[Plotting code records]
+---+

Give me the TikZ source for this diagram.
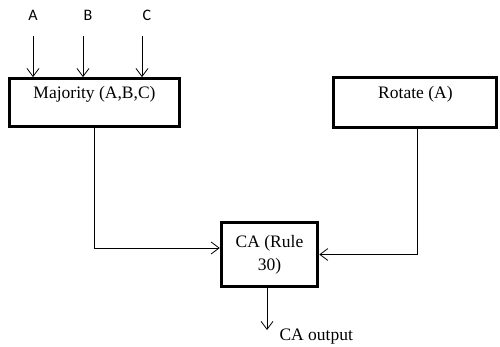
\documentclass[tikz,border=0pt]{standalone}
\usepackage{fontspec}
\setmainfont{Liberation Serif}
\newfontfamily\inputfont{Carlito}
\usetikzlibrary{arrows.meta, positioning}

\begin{document}
\begin{tikzpicture}[
    x=1pt, y=-1pt, font=\fontsize{17.5}{23}\selectfont,
    blk/.style={draw, line width=3pt, inner sep=0pt, align=center},
    inp/.style={font=\inputfont\fontsize{16}{18}\selectfont, anchor=base},
    wire/.style={line width=0.8pt},
    >={Straight Barb[length=8pt, width=12pt]}]
\useasboundingbox (0,0) rectangle (500,347);
\node[blk, minimum width=170pt, text height=20.3pt, text depth=27.2pt] (maj) at (94.5,102.4) {Majority (A,B,C)};
\node[blk, minimum width=163pt, text height=21pt, text depth=29pt] (rot) at (415.4,103) {Rotate (A)};
\node[blk, minimum width=96.5pt, minimum height=63pt] (ca) at (269.5,254.5) {CA (Rule\\30)};
% inputs
\foreach \l/\ax/\lx in {A/33/33, B/83/88, C/142/147} {
  \node[inp] (in\l) at (\lx,21) {\l};
  \coordinate (t\l) at (\ax,36);
  \draw[wire,->] (t\l) -- (t\l |- maj.north);
}
\draw[wire,->] (maj.south) |- ([yshift=6.5pt]ca.west);
\draw[wire,->] ([xshift=2pt]rot.south) |- (ca.east);
\coordinate (caend) at (267,330);
\node[anchor=base west] (out) at (276,340) {CA output};
\draw[wire,->] (ca.south -| caend) -- (caend);
\end{tikzpicture}
\end{document}
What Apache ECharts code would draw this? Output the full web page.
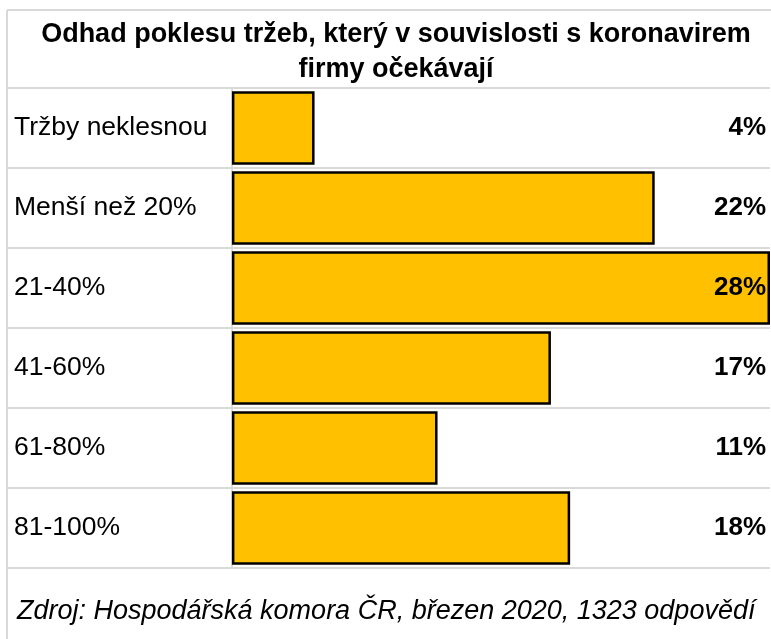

+---+

AIM: Set down the lines of the records above exactly, apart from the pictures.

THE OUTPUT:
Give me the TikZ source for this diagram.
\documentclass[tikz,border=0pt]{standalone}
\usepackage{fontspec}
\setmainfont{Liberation Serif}
\newfontfamily\inputfont{Carlito}
\usetikzlibrary{arrows.meta, positioning}

\begin{document}
\begin{tikzpicture}[
    x=1pt, y=-1pt, font=\fontsize{17.5}{23}\selectfont,
    blk/.style={draw, line width=3pt, inner sep=0pt, align=center},
    inp/.style={font=\inputfont\fontsize{16}{18}\selectfont, anchor=base},
    wire/.style={line width=0.8pt},
    >={Straight Barb[length=8pt, width=12pt]}]
\useasboundingbox (0,0) rectangle (500,347);
\node[blk, minimum width=170pt, text height=20.3pt, text depth=27.2pt] (maj) at (94.5,102.4) {Majority (A,B,C)};
\node[blk, minimum width=163pt, text height=21pt, text depth=29pt] (rot) at (415.4,103) {Rotate (A)};
\node[blk, minimum width=96.5pt, minimum height=63pt] (ca) at (269.5,254.5) {CA (Rule\\30)};
% inputs
\foreach \l/\ax/\lx in {A/33/33, B/83/88, C/142/147} {
  \node[inp] (in\l) at (\lx,21) {\l};
  \coordinate (t\l) at (\ax,36);
  \draw[wire,->] (t\l) -- (t\l |- maj.north);
}
\draw[wire,->] (maj.south) |- ([yshift=6.5pt]ca.west);
\draw[wire,->] ([xshift=2pt]rot.south) |- (ca.east);
\coordinate (caend) at (267,330);
\node[anchor=base west] (out) at (276,340) {CA output};
\draw[wire,->] (ca.south -| caend) -- (caend);
\end{tikzpicture}
\end{document}
What Apache ECharts code would draw this? Output the full web page.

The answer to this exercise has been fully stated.